▶ _GIVEN TASK_
Retype the data exactly, from its first line to the line containing "calo, dati destagionalizzati)</div>", including both, and skip any picture.

▶ _MATERIAL PROVIDED_

◆ ◆ ◆ ◆ ◆

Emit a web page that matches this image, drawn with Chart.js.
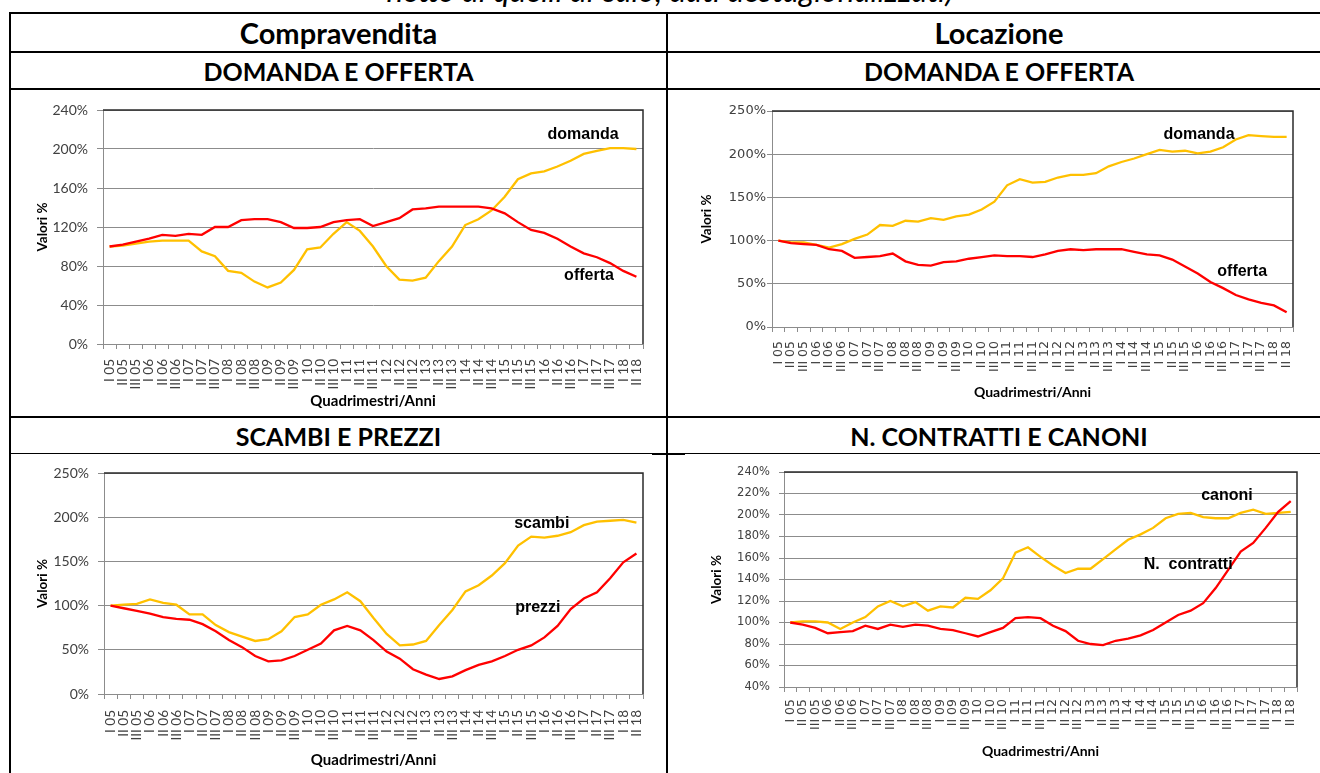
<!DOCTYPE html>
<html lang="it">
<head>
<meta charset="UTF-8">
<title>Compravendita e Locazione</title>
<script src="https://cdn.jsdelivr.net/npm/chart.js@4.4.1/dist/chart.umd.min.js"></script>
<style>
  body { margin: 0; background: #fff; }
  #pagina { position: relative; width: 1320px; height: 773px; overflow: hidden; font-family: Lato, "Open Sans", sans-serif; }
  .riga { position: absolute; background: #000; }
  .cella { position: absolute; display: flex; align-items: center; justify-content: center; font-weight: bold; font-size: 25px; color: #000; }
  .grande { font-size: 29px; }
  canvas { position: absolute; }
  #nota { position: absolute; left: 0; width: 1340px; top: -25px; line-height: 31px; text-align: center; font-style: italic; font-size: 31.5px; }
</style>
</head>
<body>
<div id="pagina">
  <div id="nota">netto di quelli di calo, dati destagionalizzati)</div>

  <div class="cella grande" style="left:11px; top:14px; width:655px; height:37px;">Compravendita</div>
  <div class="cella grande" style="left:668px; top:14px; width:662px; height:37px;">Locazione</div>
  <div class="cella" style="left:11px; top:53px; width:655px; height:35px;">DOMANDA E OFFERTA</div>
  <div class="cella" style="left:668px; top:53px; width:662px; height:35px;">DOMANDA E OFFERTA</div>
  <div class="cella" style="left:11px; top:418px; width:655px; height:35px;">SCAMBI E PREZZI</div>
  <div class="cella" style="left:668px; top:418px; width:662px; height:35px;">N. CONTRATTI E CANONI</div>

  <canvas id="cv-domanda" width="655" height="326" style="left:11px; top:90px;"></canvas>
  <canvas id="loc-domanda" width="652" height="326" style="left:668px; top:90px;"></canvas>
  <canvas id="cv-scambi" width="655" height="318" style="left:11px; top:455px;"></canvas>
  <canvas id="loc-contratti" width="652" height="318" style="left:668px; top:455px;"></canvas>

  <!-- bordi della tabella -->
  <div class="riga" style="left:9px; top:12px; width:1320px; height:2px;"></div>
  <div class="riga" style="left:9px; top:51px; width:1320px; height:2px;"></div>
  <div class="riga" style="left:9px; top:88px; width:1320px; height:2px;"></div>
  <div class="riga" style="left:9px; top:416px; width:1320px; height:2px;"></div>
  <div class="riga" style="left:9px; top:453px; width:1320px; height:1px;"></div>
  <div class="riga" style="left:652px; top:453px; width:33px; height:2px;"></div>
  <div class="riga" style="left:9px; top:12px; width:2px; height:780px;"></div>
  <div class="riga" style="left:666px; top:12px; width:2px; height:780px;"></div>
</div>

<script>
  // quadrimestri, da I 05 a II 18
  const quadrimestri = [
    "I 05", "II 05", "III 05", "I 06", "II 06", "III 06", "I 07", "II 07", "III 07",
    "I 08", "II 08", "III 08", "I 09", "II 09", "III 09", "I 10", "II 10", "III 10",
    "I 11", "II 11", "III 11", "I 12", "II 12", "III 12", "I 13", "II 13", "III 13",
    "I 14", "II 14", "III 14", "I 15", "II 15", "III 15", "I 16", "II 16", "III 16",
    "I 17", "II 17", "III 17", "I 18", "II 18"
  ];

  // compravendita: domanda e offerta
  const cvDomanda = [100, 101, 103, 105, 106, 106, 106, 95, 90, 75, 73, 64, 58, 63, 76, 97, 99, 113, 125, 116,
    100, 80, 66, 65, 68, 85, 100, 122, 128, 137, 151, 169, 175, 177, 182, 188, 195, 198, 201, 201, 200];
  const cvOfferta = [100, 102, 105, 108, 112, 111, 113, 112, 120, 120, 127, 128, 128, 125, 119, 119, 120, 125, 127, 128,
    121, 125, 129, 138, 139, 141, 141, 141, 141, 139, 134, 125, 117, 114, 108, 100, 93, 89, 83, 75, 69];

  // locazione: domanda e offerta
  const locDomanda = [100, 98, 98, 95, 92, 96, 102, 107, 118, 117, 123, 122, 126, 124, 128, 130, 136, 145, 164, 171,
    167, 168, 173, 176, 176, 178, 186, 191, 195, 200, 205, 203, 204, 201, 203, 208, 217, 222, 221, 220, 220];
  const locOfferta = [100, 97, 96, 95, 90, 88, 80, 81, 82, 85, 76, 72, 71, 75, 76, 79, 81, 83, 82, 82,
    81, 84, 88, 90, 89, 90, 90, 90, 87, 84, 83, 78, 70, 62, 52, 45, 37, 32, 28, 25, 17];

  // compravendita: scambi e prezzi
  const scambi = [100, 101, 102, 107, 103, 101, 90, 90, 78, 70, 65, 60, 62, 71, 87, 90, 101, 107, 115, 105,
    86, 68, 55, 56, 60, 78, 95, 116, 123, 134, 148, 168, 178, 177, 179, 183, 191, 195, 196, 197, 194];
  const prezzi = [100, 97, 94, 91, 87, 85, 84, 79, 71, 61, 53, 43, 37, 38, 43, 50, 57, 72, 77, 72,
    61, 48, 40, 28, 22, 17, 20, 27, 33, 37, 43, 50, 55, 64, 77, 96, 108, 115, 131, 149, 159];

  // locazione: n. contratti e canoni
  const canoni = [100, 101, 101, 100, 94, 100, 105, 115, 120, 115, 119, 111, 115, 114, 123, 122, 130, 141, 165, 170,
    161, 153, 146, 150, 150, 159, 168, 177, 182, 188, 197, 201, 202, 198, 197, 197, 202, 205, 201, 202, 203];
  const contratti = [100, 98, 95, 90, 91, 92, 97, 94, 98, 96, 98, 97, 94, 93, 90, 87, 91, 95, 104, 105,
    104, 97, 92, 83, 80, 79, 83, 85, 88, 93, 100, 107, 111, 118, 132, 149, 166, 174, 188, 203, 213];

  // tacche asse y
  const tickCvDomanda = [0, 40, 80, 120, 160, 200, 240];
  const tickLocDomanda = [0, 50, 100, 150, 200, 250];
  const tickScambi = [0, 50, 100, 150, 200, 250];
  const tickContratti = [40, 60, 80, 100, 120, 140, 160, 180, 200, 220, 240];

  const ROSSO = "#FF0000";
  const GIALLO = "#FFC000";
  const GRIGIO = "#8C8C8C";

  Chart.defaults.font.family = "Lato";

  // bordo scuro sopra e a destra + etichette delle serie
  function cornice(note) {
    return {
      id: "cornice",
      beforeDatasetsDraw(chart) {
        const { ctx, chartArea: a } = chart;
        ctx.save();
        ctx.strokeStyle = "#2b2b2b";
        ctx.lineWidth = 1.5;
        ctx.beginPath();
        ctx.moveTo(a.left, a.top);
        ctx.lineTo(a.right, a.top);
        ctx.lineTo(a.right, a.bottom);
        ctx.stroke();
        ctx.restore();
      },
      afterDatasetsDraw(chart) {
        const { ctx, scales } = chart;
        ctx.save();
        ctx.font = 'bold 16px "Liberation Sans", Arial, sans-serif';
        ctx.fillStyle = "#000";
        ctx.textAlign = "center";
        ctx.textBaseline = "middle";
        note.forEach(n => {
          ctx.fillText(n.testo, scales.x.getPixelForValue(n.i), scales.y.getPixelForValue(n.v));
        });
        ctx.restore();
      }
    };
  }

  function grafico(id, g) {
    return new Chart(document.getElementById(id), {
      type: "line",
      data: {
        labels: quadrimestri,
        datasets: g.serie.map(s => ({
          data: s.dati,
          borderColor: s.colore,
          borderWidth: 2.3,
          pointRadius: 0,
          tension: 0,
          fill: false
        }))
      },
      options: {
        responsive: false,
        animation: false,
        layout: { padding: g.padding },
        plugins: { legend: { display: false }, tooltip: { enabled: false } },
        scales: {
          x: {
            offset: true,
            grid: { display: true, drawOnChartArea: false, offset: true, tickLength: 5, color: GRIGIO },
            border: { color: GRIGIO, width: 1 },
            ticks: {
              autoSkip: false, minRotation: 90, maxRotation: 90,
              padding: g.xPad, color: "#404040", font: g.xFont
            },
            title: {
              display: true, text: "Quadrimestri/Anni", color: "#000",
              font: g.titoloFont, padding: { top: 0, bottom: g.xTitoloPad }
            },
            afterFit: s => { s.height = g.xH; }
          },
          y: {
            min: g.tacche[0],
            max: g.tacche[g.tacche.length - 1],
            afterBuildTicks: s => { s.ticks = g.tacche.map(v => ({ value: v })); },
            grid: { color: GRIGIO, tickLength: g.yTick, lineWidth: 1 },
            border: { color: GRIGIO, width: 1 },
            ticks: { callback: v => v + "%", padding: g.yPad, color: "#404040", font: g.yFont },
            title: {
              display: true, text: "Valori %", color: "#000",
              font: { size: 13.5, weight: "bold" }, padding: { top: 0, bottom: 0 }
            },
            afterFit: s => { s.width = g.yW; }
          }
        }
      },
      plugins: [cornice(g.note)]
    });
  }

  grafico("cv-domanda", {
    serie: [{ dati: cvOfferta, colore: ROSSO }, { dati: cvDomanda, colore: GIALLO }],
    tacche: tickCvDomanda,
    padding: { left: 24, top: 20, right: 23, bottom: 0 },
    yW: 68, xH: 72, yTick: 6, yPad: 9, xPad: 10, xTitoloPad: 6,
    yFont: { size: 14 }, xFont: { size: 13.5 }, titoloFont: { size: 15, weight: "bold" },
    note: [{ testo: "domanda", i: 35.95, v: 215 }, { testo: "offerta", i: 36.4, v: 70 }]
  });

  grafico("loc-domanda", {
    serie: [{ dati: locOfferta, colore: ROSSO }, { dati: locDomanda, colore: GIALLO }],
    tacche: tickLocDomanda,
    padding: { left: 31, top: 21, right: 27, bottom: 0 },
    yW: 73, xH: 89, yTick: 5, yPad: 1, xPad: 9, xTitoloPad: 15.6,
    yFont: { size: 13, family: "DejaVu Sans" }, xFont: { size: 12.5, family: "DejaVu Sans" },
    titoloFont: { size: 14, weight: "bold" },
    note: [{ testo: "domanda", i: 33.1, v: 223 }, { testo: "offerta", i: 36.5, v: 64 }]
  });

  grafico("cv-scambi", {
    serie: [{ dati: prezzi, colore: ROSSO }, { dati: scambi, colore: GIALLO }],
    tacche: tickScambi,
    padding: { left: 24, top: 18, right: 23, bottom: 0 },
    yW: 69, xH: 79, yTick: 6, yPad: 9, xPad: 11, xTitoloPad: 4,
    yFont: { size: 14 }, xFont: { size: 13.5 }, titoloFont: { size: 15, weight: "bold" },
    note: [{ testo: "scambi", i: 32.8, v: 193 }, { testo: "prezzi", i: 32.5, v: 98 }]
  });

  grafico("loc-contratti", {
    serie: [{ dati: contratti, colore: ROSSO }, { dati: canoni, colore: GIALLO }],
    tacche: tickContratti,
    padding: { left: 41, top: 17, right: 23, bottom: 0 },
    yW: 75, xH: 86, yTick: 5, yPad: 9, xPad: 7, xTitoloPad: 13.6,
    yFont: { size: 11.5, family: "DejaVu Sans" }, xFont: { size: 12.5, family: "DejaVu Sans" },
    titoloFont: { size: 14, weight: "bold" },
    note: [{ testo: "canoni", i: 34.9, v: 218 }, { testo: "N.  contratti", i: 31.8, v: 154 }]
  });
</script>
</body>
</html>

◆ ◆ ◆ ◆ ◆

▶ _ANSWER TO THIS TASK_
Emit a web page that matches this image, drawn with Chart.js.
<!DOCTYPE html>
<html lang="it">
<head>
<meta charset="UTF-8">
<title>Compravendita e Locazione</title>
<script src="https://cdn.jsdelivr.net/npm/chart.js@4.4.1/dist/chart.umd.min.js"></script>
<style>
  body { margin: 0; background: #fff; }
  #pagina { position: relative; width: 1320px; height: 773px; overflow: hidden; font-family: Lato, "Open Sans", sans-serif; }
  .riga { position: absolute; background: #000; }
  .cella { position: absolute; display: flex; align-items: center; justify-content: center; font-weight: bold; font-size: 25px; color: #000; }
  .grande { font-size: 29px; }
  canvas { position: absolute; }
  #nota { position: absolute; left: 0; width: 1340px; top: -25px; line-height: 31px; text-align: center; font-style: italic; font-size: 31.5px; }
</style>
</head>
<body>
<div id="pagina">
  <div id="nota">netto di quelli di calo, dati destagionalizzati)</div>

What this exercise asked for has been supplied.